**Problem to work on:** Find the lines containing the word "matplotlib" and copy every one of them.

——

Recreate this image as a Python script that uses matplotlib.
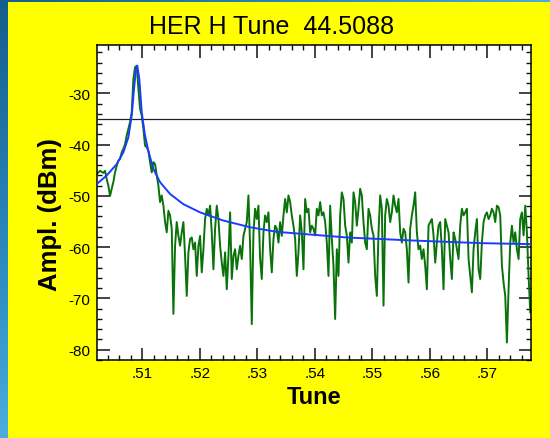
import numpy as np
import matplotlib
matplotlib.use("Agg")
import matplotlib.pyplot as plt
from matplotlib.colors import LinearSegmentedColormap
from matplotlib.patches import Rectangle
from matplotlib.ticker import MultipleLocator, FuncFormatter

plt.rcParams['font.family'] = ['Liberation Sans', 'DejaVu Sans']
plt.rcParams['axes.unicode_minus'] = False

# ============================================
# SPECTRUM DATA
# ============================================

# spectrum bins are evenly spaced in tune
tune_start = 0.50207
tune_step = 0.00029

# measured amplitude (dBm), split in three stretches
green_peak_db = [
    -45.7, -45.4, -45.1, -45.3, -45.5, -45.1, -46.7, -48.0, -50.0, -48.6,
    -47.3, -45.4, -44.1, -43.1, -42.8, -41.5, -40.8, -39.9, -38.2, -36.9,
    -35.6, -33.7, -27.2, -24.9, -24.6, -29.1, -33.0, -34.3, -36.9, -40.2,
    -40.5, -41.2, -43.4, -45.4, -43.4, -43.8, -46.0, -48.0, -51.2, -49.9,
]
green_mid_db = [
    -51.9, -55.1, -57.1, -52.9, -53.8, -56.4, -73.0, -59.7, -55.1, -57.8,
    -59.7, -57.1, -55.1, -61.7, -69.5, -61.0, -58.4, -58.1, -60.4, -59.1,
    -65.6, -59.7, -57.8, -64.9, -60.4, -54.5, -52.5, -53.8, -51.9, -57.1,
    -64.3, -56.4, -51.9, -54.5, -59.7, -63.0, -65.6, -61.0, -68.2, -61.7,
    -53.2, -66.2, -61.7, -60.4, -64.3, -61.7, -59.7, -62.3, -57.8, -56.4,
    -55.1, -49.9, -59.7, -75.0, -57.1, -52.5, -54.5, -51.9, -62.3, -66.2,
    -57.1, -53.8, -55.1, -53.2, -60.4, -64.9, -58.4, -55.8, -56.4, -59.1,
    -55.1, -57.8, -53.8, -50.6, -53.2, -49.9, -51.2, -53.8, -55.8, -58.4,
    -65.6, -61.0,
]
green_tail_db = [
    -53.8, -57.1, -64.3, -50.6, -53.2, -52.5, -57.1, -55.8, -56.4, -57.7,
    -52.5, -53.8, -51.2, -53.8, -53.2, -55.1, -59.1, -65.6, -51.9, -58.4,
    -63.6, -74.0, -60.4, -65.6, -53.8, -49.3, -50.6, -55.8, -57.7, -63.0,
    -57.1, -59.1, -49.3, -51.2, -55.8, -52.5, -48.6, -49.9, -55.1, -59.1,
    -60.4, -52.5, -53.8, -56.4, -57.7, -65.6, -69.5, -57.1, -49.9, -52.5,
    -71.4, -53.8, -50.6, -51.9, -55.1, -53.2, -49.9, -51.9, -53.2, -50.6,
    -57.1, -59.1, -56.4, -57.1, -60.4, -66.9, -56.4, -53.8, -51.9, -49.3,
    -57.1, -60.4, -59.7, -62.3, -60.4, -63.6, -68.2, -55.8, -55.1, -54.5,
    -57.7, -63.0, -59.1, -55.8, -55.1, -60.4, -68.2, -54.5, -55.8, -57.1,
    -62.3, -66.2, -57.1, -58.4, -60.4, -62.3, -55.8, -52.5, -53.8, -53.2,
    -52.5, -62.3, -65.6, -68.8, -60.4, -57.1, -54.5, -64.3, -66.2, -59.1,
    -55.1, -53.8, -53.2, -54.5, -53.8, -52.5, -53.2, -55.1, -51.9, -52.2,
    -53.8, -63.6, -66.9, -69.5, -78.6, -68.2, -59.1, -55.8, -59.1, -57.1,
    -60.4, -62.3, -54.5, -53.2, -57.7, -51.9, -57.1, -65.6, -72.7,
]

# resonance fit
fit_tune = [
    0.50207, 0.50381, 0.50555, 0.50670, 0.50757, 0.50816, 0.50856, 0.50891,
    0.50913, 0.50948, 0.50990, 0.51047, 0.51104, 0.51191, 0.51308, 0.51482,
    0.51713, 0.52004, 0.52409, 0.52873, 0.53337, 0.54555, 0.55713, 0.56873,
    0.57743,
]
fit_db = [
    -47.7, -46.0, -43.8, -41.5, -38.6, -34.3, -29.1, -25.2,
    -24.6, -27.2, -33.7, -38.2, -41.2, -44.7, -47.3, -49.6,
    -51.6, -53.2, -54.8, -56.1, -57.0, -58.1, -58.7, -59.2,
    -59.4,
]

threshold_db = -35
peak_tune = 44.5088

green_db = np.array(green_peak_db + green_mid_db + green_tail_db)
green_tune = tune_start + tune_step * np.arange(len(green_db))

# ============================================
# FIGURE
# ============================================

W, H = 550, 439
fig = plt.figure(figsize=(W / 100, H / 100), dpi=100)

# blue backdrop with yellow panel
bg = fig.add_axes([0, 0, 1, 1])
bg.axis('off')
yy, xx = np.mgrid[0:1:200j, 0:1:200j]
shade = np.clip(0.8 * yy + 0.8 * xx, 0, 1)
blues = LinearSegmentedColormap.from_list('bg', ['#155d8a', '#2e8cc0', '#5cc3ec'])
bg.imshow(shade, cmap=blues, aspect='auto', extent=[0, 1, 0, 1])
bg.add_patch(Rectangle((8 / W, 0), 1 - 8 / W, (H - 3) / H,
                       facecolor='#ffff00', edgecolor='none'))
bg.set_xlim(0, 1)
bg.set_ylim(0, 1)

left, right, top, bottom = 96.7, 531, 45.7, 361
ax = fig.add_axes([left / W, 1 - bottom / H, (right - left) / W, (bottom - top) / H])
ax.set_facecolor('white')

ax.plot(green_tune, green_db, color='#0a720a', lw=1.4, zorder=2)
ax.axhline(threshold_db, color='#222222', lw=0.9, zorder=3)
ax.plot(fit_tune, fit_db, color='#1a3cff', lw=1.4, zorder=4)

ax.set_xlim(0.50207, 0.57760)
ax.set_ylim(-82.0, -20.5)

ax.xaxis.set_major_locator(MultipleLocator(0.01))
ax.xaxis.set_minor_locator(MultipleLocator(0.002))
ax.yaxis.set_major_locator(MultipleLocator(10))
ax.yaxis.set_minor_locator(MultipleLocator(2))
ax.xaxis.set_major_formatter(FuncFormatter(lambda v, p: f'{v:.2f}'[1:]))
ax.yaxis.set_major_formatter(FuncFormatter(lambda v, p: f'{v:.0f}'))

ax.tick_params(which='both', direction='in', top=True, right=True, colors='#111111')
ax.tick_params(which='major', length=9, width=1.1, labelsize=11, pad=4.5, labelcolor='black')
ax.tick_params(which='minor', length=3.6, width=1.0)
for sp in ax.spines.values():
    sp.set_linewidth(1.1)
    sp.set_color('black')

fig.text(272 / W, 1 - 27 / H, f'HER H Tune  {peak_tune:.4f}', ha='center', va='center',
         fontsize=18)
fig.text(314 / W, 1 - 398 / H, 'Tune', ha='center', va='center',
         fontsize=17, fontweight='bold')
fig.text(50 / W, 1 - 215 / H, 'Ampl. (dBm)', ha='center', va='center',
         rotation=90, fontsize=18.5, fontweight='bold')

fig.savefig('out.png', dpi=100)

——

**Output:**
Recreate this image as a Python script that uses matplotlib.
import matplotlib
matplotlib.use("Agg")
import matplotlib.pyplot as plt
from matplotlib.colors import LinearSegmentedColormap
from matplotlib.patches import Rectangle
from matplotlib.ticker import MultipleLocator, FuncFormatter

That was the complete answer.